Problem requirements. Give the count of lines containing the string "matplotlib", with no other output.

= = = =

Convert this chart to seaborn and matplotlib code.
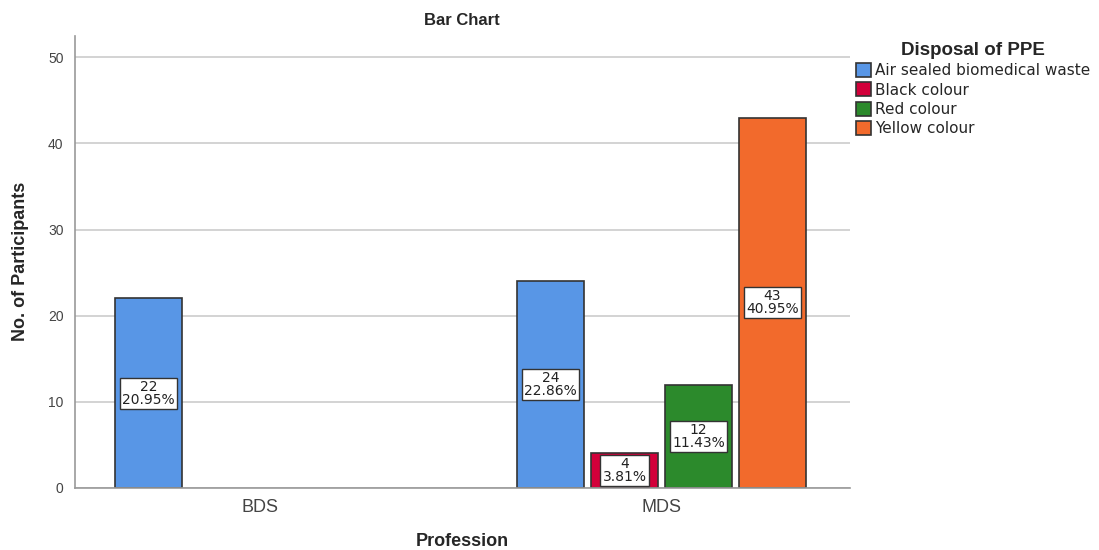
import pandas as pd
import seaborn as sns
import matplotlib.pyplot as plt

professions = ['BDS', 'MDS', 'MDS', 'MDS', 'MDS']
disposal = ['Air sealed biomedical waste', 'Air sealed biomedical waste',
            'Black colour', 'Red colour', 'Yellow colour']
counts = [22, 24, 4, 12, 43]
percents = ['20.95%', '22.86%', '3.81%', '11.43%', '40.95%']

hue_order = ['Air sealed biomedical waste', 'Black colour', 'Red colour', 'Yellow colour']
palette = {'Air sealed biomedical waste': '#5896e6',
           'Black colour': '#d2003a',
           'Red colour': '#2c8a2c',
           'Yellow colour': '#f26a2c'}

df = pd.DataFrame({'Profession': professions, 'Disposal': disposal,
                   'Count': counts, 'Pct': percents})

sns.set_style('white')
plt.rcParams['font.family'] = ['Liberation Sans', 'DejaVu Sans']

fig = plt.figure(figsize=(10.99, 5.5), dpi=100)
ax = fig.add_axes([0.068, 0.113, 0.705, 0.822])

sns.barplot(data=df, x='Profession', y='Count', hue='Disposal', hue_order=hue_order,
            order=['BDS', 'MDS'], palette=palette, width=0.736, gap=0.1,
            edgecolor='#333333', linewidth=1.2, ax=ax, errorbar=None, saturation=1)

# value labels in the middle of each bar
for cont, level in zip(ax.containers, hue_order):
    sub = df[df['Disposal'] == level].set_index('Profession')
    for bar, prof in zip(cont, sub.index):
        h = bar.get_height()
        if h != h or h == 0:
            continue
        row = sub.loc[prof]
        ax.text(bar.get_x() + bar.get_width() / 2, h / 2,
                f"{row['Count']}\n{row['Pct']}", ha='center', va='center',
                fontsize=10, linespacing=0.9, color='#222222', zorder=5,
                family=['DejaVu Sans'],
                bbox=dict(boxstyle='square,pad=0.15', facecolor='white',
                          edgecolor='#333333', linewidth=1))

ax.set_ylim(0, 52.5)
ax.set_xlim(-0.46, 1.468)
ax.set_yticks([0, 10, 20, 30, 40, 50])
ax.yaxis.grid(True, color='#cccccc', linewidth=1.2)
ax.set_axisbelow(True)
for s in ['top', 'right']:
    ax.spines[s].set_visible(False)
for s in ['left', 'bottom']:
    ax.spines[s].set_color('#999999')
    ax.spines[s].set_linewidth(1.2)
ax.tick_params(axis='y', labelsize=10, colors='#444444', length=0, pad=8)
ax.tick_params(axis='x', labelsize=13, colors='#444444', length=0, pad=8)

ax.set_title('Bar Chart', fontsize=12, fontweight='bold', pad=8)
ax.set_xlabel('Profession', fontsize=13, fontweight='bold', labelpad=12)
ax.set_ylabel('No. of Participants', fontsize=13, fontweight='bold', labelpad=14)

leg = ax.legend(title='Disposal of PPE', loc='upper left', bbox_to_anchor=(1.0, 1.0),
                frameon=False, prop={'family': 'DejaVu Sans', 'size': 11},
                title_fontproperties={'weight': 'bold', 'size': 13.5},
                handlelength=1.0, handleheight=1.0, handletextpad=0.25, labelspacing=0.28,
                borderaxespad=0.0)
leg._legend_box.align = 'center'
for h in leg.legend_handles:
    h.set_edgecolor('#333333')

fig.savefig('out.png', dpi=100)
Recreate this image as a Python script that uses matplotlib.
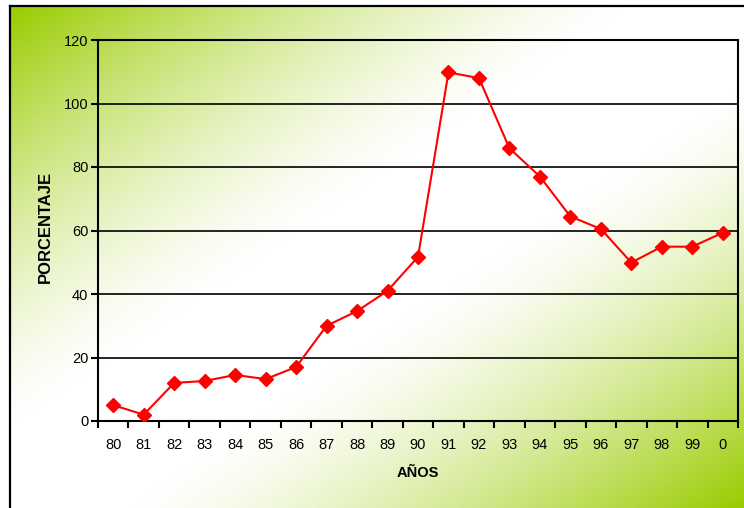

= = = =

Result below. 3